Three cheers for inflation?

Economist and economic historian Nicholas Crafts is back in the public eye with a new pamphlet for CentreForum. Those with long memories of his previous controversial stances won’t be surprised to know this pamphlet does not take a mainstream approach to economic history or economic policy, instead praising part of the 1930s and calling for more inflation.

The two are linked because he splits Britain’s economic record in the 1930s in two, arguing that in the second half of the 1930s higher prices helped fuel a strong economic recovery:

Over fiscal years 1932/33 and 1933/34 the structural budget deficit was reduced by a total of nearly 2 per cent of GDP as public expenditure was cut and taxes increased, the public debt to GDP ratio stopped going up while short term interest rates stabilized at about 0.6 per cent. Yet, from 1933 to 1937 there was strong growth such that real GDP increased by nearly 20 per cent over that period.
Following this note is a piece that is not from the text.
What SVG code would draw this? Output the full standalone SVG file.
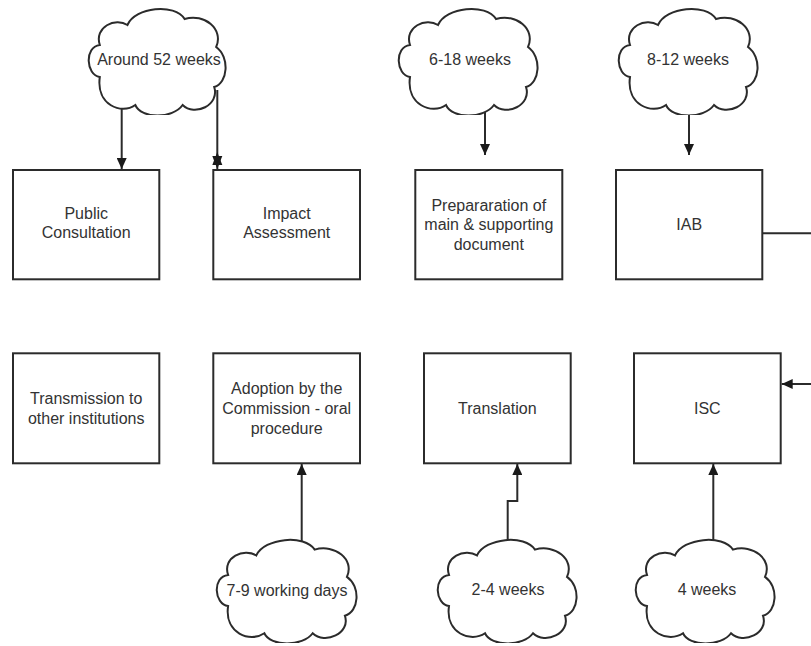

In the early 1930s, fiscal consolidation without a compensating boost from monetary policy was not conducive to recovery and ran the risk of prolonged stagnation in a difficult world economic environment which had little to encourage business investment and exports. The potential parallels with today are readily apparent.

As now, in the 1930s interest rates were reduced to an extremely low level, leaving little scope for further economic boosts from shaving fractions of a percent off them. Yet what really matters is not the headline interest rate but the real interest rate, i.e. after allowing for inflation. So if you can’t cut the headline rate much more because it is already so close to zero, you can instead cut the real interest rate by upping prices. As Crafts argues,

The key to recovery was the adoption of credible policies to raise the price level and in so doing to reduce real interest rates by raising the expected rate of inflation. This provided monetary stimulus even though, as today, nominal interest rates could not be cut further. Fiscal stimulus was not a factor in the UK recovery until after 1935 when rearmament began…

A close approximation to the successful 1930s policy would be to commit to a price-level target which might entail an average rate of inflation of about 4 per cent for three years. Crucially, this would have to be clear and credible so that the inflation was fully anticipated by the public and it would work by reducing the real interest rate.

It is a provocative argument and one which comes with one additional advantage: higher inflation eats away at the value of accumulated debt, both government debt (the cause of so much political debate and strife) and also the less talked about but still important large levels of private debt that burdens huge swathes of the population.

Of course inflation is not exactly a policy without costs, economic or political. Eating into the savings of pensioners in particular is never popular. However, it’s not only a provocative but also well-argued case from Nick Crafts which is well worth a read in full.